Last week’s announcement that TC Energy has a deal to potentially sell 10 per cent of the Coastal GasLink natural gas pipeline to First Nations along the pipeline’s route is not the first time this has happened in the north.
Enbridge, when it wanted to build the controversial oil-carrying Northern Gateway pipeline from Alberta to a planned Kitimat export terminal, a project shelved in 2016, also offered a 10 per cent equity buy-in to First Nations.
After one entity of the Gitxsan peoples took up the offer for a portion of that equity, a fierce internal battle erupted which eventually caused the deal to be cancelled by a majority vote of Gitxsan hereditary chiefs. Other First Nations also rejected the idea.
The potential of an ownership stake also surfaced with the Pacific Trail Pipeline, a project that would have pumped natural gas to a proposed LNG facility in Kitimat called Kitimat LNG.
The owners of that project signed what it called major and comprehensive economic benefits deal with 16 First Nations, a package that included equity in the pipeline.
When Kitimat LNG owners Chevron and Australia-based Woodside called off that project last year, the fully-licensed and environmentally-approved Pacific Trail Pipeline didn’t languish long.
It acquired a new life when it was purchased by Enbridge. Enbridge has not revealed what it plans to do with the project but has committed itself to keeping those 16 First Nations benefits agreements in place.
And now, with last week’s announcement, a number of those same First Nations are poised to take an ownership stake in the Coastal GasLink project once the pipeline goes into operation.

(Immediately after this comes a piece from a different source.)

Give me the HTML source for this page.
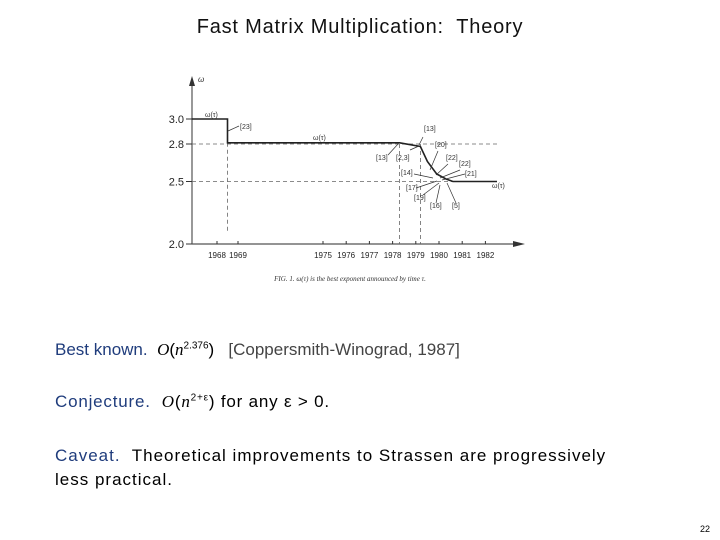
<!DOCTYPE html>
<html><head><meta charset="utf-8">
<style>
html,body{margin:0;padding:0;background:#fff;}
body{width:720px;height:540px;position:relative;overflow:hidden;font-family:"Liberation Sans",sans-serif;}
.t{position:absolute;white-space:nowrap;}
.blue{color:#1f3c7c;}
.m{font-family:"Liberation Serif",serif;font-style:italic;}
sup{font-size:10px;}
</style></head>
<body>
<div class="t" style="left:0;width:720px;text-align:center;top:16px;font-size:20px;letter-spacing:0.8px;color:#111;">Fast Matrix Multiplication:&nbsp; Theory</div>

<svg id="chart" width="720" height="300" style="position:absolute;left:0;top:0;" font-family="Liberation Sans, sans-serif"></svg>

<div class="t" style="left:55px;top:340px;font-size:17px;"><span class="blue">Best known.</span>&nbsp; <span class="m">O</span>(<span class="m">n</span><sup>2.376</sup>) &nbsp; <span style="color:#444">[Coppersmith-Winograd, 1987]</span></div>
<div class="t" style="left:55px;top:392px;font-size:17px;letter-spacing:0.8px;"><span class="blue">Conjecture.</span>&nbsp; <span class="m">O</span>(<span class="m">n</span><sup>2+ε</sup>) for any ε &gt; 0.</div>
<div class="t" style="left:55px;top:444px;font-size:17px;line-height:24px;letter-spacing:1px;"><span class="blue">Caveat.</span>&nbsp; Theoretical improvements to Strassen are progressively<br>less practical.</div>
<div class="t" style="left:700px;top:524px;font-size:9px;">22</div>

<script>
const stepYears = [1966.8, 1968.5, 1968.5, 1978.3, 1979.2, 1979.5, 1979.9, 1980.3, 1980.6, 1982.5];
const stepOmega = [3.0, 3.0, 2.81, 2.81, 2.78, 2.66, 2.56, 2.52, 2.50, 2.50];
const yTicks = [3.0, 2.8, 2.5, 2.0];
const yTickLabels = ["3.0", "2.8", "2.5", "2.0"];
const xTickYears = [1968, 1969, 1975, 1976, 1977, 1978, 1979, 1980, 1981, 1982];
const dashYears = [1968.5, 1978.3, 1979.2];
const dashOmega = [2.8, 2.5];

const svg = document.getElementById('chart');
const NS = 'http://www.w3.org/2000/svg';
function X(yr){ return yr < 1972 ? 217 + (yr - 1968) * 21 : 323 + (yr - 1975) * 23.2; }
function Y(w){ return 119 + (3.0 - w) * 125; }
function mk(tag, attrs, parent){ const e = document.createElementNS(NS, tag); for (const k in attrs) e.setAttribute(k, attrs[k]); (parent||svg).appendChild(e); return e; }

const ax = mk('g', {});


mk('line', {x1:192, y1:Y(2.0), x2:192, y2:80, stroke:'#555', 'stroke-width':1.2}, ax);
mk('path', {d:'M189,86 L192,76 L195,86 Z', fill:'#333'}, ax);
mk('text', {x:198, y:82, 'font-size':8, 'font-style':'italic', fill:'#333'}, ax).textContent = 'ω';
mk('line', {x1:192, y1:Y(2.0), x2:520, y2:Y(2.0), stroke:'#555', 'stroke-width':1.2}, ax);
mk('path', {d:'M513,241 L525,244 L513,247 Z', fill:'#333'}, ax);

yTicks.forEach((v,i)=>{
  mk('line', {x1:186, y1:Y(v), x2:192, y2:Y(v), stroke:'#333'}, ax);
  const t = mk('text', {x:184, y:Y(v)+4, 'font-size':11, 'text-anchor':'end', fill:'#222'}, ax);
  t.textContent = yTickLabels[i];
  
  
});
xTickYears.forEach(yr=>{
  mk('line', {x1:X(yr), y1:Y(2.0)-3, x2:X(yr), y2:Y(2.0), stroke:'#333'}, ax);
  const t = mk('text', {x:X(yr), y:258, 'font-size':8, 'text-anchor':'middle', fill:'#222'}, ax);
  t.textContent = String(yr);
  
  
});

const dg = mk('g', {stroke:'#666', 'stroke-width':0.8, 'stroke-dasharray':'4,3', fill:'none'});


dashOmega.forEach(w=>{
  const l = mk('line', {x1:192, y1:Y(w), x2:X(1982.5), y2:Y(w)}, dg);
  
  
});
dashYears.forEach((yr,i)=>{
  const l = mk('line', {x1:X(yr), y1:i==0?Y(2.81):Y(2.8), x2:X(yr), y2:i==0?232:Y(2.0)}, dg);
  
  
});

let d = '';
stepYears.forEach((yr,i)=>{ d += (i?'L':'M') + X(yr).toFixed(1) + ',' + Y(stepOmega[i]).toFixed(1) + ' '; });
const line = mk('path', {d:d, stroke:'#222', 'stroke-width':1.6, fill:'none'});



const lab = mk('g', {'font-size':7, fill:'#333'});


[['ω(τ)',205,117],['[23]',240,129],['ω(τ)',313,140],['[13]',424,131],['[20]',435,147],['[22]',446,160],['[22]',459,166],['[21]',465,176],['[13]',376,160],['[2,3]',396,160],['[14]',401,175],['[17]',406,190],['[19]',414,200],['[16]',430,208],['[5]',452,208],['ω(τ)',492,188]].forEach(a=>{
  mk('text', {x:a[1], y:a[2]}, lab).textContent = a[0];
});
const ar = mk('g', {stroke:'#333', 'stroke-width':0.7, fill:'none'});


[[239,126,228,131],[388,155,398,144],[410,150,419,146],[423,137,419,145],[438,151,430,170],[448,164,436,175],[460,170,440,178],[465,174,442,180],[414,174,433,178],[416,188,437,181],[423,195,439,183],[436,203,440,185],[456,203,447,183]].forEach(a=>{
  mk('line', {x1:a[0], y1:a[1], x2:a[2], y2:a[3]}, ar);
});

const cap = mk('text', {x:350, y:281, 'font-size':7, 'text-anchor':'middle', 'font-style':'italic', fill:'#333', 'font-family':'Liberation Serif, serif'});
cap.textContent = 'FIG. 1.  ω(τ) is the best exponent announced by time τ.';


</script>
</body></html>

In the Bulkley Valley and Burns Lake area, the list includes Witset First Nation (formerly Moricetown), the Skin Tyee, the Wet’suwet’en First Nation (formerly the Broman Lake Band), the Burns Lake Band and the Cheslatta First Nation.
In all, 16 First Nations have signed up for the equity option from the Haisla where the pipeline ends in Kitimat to the Saulteau in the northeast where the pipeline begins.
They are represented by two separate investment entities, 11 under the FN CGL Pipeline Limited Partnership and five under the CGL FN Limited Partnership.
That total of 16 is four fewer First Nations than the number who have negotiated individual benefits agreements with Coastal GasLink.
But, says Roger Harris, a consultant who works for one of the two legal entities, says there is opportunity for those four to sign up later on.
“Each First Nation made their own commercial decision for their own reasons,” he said.
The equity option is structured so that it applies to all 20 First Nations who have existing benefits agreements with Coastal GasLink — each one can purchase 1/20 of that 10 per cent ownership offer.
It’s important to realize that the buy-in option is a strict commercial proposition, no different than any company or individual investing in a company.
And they are also different than those existing CGL benefits agreements with First Nations.
“Those were based on strength of [land] claim,” said Harris of the CGL agreements.
How much the 10 per cent will be worth which then determines how much each First Nation needs to raise to buy in won’t be known until the complete cost of the pipeline is known and gas starts to flow to LNG Canada.
That’s an advantage to the First Nations because it will be cheaper to borrow money once the pipeline is in operation compared to borrowing money during construction.
“Once in operation, there is less risk,” said Harris of how financial institutions determine what interest rate to charge.
Should a First Nation not decide to take up its buy-in option, it will be divided equally between the participating First Nations.
And the 10 per cent ownership option comes from TC Energy’s own 35 per cent ownership stake in the pipeline. It sold the other 65 per cent of the project to a company that manages the majority of Alberta’s public sector pension plans and to KKR, an Amercian multi-national investment company in 2020.
The buy-in options, should all or some come to the point of occurring, do need the consent of natural gas end user LNG Canada.
LNG Canada corporate relations vice-president Denita McKnight called the deal an important part of economic reconciliation.
“We applaud all those involved in this effort,” she said.